President Donald Trump said that expanded access to broadband internet service in rural areas will be part of the infrastructure plan he will submit to Congress, helping to bridge a digital divide that leaves small towns behind.
“I will be including a provision in our infrastructure proposal — $1 trillion proposal, you’ll be seeing it very shortly — to promote and foster, enhance broadband access for rural America also,” Trump said in remarks Wednesday evening at Kirkwood Community College in Cedar Rapids, Iowa, after touring agricultural facilities on campus, the first of two speeches planned that evening. “We will rebuild rural America.”

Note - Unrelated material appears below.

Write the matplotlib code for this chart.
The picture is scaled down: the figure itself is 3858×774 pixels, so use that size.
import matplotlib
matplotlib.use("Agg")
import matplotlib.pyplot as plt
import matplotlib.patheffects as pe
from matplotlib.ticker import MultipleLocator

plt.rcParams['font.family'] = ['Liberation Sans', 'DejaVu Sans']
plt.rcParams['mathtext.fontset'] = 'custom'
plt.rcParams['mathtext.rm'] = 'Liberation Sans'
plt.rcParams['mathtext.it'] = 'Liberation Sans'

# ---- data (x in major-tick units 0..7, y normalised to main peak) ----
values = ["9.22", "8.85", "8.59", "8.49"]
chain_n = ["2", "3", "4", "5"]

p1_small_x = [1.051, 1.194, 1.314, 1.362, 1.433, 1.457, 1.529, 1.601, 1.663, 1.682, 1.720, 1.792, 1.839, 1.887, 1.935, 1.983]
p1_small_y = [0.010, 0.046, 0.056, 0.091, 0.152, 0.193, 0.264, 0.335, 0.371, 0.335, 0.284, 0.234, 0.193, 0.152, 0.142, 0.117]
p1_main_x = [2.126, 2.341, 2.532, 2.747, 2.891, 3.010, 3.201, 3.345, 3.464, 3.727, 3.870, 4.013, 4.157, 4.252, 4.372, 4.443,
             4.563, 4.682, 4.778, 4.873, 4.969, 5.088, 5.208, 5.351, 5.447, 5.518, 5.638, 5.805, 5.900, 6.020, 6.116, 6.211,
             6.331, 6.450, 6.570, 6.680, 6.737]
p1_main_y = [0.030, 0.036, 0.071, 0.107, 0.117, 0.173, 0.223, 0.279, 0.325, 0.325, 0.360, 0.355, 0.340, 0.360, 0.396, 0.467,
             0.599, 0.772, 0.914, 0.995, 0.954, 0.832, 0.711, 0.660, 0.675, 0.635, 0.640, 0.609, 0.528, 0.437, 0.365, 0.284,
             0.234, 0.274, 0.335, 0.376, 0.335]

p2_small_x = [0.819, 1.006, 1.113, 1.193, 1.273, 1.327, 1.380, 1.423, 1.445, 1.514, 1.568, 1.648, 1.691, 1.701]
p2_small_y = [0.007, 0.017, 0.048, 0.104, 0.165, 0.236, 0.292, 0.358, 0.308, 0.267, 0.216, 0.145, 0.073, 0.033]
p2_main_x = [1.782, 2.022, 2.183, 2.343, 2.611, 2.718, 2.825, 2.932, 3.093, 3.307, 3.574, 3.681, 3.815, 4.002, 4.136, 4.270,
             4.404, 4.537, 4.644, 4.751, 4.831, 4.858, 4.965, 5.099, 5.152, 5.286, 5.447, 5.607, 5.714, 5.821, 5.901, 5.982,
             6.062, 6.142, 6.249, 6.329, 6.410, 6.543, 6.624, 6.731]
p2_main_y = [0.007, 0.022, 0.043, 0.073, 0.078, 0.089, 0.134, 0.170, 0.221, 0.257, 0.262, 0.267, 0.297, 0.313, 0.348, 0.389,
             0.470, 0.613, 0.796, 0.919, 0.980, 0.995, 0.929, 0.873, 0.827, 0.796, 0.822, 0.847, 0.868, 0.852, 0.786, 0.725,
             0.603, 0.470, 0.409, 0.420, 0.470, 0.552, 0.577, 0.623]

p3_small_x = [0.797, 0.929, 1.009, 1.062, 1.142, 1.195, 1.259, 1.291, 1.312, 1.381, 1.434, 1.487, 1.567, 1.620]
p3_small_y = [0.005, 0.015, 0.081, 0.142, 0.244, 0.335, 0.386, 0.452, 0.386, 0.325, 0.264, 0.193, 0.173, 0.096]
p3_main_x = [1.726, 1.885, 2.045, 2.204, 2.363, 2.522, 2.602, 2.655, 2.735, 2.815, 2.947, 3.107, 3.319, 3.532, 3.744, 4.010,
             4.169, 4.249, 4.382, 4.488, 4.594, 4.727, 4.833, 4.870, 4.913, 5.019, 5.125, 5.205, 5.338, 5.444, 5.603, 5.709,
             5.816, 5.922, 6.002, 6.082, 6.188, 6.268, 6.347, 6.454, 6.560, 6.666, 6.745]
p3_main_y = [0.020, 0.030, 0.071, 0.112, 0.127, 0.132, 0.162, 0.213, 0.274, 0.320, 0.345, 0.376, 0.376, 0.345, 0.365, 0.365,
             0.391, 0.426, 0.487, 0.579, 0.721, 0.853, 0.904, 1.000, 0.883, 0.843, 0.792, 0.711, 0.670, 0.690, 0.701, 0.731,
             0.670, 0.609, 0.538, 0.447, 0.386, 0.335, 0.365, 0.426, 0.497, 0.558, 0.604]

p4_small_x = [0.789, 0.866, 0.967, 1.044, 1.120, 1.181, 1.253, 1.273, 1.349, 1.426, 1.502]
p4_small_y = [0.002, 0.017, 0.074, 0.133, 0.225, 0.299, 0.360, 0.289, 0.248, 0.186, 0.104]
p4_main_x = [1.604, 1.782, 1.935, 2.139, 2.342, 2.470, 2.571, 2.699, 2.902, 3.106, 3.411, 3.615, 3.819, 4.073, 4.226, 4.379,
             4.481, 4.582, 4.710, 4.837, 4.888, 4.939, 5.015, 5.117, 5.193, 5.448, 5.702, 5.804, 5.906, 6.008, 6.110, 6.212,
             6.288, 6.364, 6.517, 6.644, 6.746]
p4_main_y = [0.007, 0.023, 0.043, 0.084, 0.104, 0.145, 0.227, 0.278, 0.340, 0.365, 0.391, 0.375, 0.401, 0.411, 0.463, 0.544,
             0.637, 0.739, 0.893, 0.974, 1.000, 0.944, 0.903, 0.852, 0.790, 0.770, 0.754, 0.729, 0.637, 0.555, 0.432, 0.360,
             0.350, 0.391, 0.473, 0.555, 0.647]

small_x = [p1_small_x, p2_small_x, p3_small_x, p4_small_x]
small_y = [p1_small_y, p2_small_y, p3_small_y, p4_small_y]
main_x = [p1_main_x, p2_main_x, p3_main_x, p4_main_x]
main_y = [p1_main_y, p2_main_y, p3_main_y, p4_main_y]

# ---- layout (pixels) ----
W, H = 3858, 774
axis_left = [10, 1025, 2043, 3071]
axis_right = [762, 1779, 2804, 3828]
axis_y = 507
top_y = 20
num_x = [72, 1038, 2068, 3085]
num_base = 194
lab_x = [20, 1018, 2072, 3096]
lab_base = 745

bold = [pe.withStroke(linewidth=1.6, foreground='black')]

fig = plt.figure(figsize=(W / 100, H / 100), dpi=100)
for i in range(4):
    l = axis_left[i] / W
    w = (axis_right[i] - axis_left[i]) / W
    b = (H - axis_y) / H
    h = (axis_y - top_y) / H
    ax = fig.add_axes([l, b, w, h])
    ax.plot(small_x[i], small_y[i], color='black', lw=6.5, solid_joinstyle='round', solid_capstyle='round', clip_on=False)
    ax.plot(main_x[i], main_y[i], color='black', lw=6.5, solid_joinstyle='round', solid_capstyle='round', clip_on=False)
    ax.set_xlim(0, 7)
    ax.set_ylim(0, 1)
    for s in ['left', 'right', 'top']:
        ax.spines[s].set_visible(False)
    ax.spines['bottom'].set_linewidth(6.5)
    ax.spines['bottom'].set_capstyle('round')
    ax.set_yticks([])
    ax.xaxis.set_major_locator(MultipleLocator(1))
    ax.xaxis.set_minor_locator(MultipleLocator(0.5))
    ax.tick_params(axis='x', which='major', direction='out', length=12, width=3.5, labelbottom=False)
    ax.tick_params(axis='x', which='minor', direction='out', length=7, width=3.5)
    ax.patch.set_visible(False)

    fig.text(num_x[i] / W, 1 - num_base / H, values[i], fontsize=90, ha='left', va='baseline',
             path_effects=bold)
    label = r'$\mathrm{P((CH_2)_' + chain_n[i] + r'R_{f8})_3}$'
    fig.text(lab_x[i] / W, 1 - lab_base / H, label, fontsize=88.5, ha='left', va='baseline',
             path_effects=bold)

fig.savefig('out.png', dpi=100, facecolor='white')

Access to high-speed internet has become a concern of farm lobbies worried that lower adoption rates in rural areas is slowing economic development. Only 55 percent of rural residents have access to downloads faster than 25 megabits per second, compared to 94 percent in urban areas, according to a 2016 Federal Communications Commission report.
Trump’s plan to use $200 billion in federal funds to leverage investment in national infrastructure improvement has prompted rural groups to fight for broadband’s inclusion, arguing that such access is a 21st-century version of the electrification and water projects that brought prosperity to sparsely populated areas in the past.

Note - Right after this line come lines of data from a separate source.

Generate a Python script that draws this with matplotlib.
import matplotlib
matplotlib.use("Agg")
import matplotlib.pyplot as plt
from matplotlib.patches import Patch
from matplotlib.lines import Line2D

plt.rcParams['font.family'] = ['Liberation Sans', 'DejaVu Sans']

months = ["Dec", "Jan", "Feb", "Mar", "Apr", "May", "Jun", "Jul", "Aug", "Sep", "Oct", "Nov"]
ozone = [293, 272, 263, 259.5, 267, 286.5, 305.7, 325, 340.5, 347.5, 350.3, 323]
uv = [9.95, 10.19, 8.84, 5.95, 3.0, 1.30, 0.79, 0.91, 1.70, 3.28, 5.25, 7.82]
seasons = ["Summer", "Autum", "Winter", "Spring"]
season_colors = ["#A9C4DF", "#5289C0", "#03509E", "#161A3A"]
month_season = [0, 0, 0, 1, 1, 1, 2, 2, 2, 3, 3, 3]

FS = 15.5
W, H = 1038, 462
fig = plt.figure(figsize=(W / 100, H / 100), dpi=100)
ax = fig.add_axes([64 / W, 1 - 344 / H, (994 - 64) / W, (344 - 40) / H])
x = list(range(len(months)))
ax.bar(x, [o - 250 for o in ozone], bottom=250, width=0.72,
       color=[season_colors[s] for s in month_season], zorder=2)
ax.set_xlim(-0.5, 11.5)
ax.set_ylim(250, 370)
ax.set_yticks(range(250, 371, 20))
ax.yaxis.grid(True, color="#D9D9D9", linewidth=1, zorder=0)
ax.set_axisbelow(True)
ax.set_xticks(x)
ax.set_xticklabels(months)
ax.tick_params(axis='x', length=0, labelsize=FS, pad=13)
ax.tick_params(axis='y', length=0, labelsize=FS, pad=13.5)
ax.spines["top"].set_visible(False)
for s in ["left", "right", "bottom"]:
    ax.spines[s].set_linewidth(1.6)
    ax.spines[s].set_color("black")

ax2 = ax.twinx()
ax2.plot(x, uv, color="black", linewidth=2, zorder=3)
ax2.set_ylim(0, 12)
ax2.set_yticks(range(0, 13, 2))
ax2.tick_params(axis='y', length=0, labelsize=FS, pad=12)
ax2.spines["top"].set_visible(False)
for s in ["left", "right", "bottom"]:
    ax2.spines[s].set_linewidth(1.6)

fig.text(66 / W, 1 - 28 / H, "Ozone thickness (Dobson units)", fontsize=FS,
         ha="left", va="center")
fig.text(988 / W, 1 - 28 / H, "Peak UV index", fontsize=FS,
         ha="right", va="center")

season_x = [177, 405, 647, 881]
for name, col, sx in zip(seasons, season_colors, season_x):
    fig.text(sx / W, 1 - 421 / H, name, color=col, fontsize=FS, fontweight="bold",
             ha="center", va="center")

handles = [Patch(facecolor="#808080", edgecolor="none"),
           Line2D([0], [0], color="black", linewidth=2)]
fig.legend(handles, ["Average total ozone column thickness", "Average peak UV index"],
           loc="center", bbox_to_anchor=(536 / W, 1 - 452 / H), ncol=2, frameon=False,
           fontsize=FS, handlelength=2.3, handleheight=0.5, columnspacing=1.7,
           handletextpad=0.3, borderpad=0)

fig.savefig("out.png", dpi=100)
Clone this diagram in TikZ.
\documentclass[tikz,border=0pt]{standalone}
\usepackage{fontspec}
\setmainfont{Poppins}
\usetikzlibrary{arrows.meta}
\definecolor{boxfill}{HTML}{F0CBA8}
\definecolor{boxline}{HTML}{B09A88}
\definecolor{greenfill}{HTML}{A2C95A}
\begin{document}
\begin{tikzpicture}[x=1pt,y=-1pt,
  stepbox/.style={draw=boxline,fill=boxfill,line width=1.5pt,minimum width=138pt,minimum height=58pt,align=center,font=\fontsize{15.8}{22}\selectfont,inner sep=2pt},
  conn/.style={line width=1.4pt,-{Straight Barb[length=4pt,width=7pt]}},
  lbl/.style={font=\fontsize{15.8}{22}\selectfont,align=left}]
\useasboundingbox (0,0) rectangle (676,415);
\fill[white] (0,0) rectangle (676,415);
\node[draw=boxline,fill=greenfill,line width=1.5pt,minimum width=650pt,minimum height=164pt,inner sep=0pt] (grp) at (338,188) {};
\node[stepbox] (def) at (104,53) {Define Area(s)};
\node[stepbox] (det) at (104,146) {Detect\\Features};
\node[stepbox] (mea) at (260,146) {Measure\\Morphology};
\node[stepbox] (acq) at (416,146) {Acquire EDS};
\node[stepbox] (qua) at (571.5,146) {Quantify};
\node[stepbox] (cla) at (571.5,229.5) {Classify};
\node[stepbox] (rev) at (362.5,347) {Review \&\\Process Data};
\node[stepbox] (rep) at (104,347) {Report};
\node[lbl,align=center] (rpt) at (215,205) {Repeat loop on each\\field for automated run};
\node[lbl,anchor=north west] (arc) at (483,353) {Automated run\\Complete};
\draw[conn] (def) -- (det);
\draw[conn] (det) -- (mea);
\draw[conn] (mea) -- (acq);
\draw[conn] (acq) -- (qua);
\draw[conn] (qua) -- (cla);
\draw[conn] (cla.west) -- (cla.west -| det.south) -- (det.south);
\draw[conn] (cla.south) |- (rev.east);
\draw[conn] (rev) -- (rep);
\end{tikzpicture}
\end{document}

“We have to make sure American farmers and their families, wherever they may be, wherever they may go, have the infrastructure projects that they need to compete and grow,” Trump said.
U.S. Agriculture Secretary Sonny Perdue told reporters while aboard Air Force One en route to the event that private investors haven’t found rural areas as profitable as urban ones, potentially making a greater federal role in expanding broadband appropriate.

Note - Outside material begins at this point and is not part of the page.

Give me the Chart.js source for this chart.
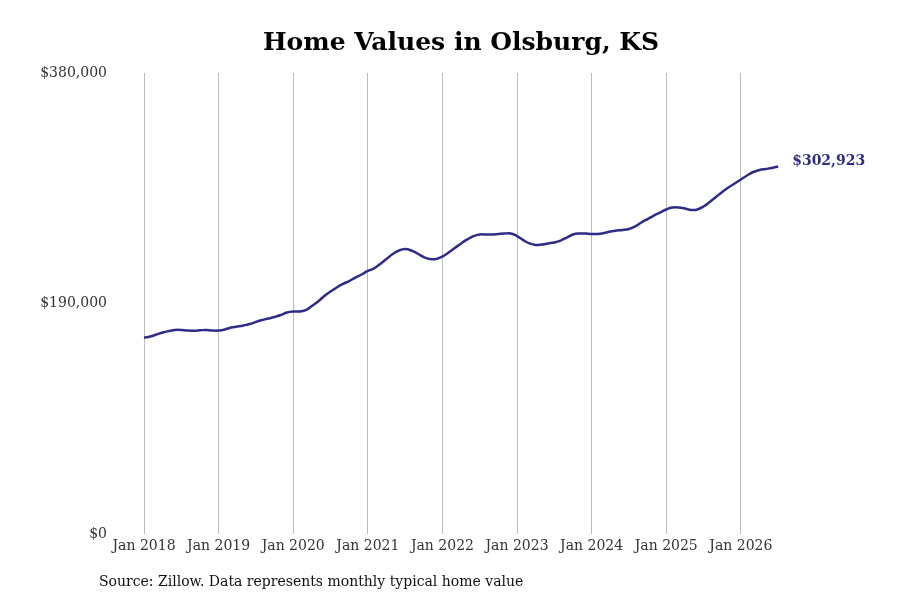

“We think we ought to have the same push to have broadband connectivity all over the country because in the 21st century it is just as important as a telephone, water, sewer, roads,” Perdue said. “It has become an infrastructure of necessity.”
Trump also used his Kirkwood remarks to praise farmers, whose work he called “noble,” and to send off former Iowa Governor Terry Branstad, who resigned his post to become the U.S. ambassador to China.
The president decried unfair trade practices he said are hurting U.S. agriculture and said he’d defend the use of biofuels. Iowa is the nation’s top producer of ethanol, along with corn, soybeans and hogs.
“We will protect the corn-based ethanol and biofuels that power our country,” he said.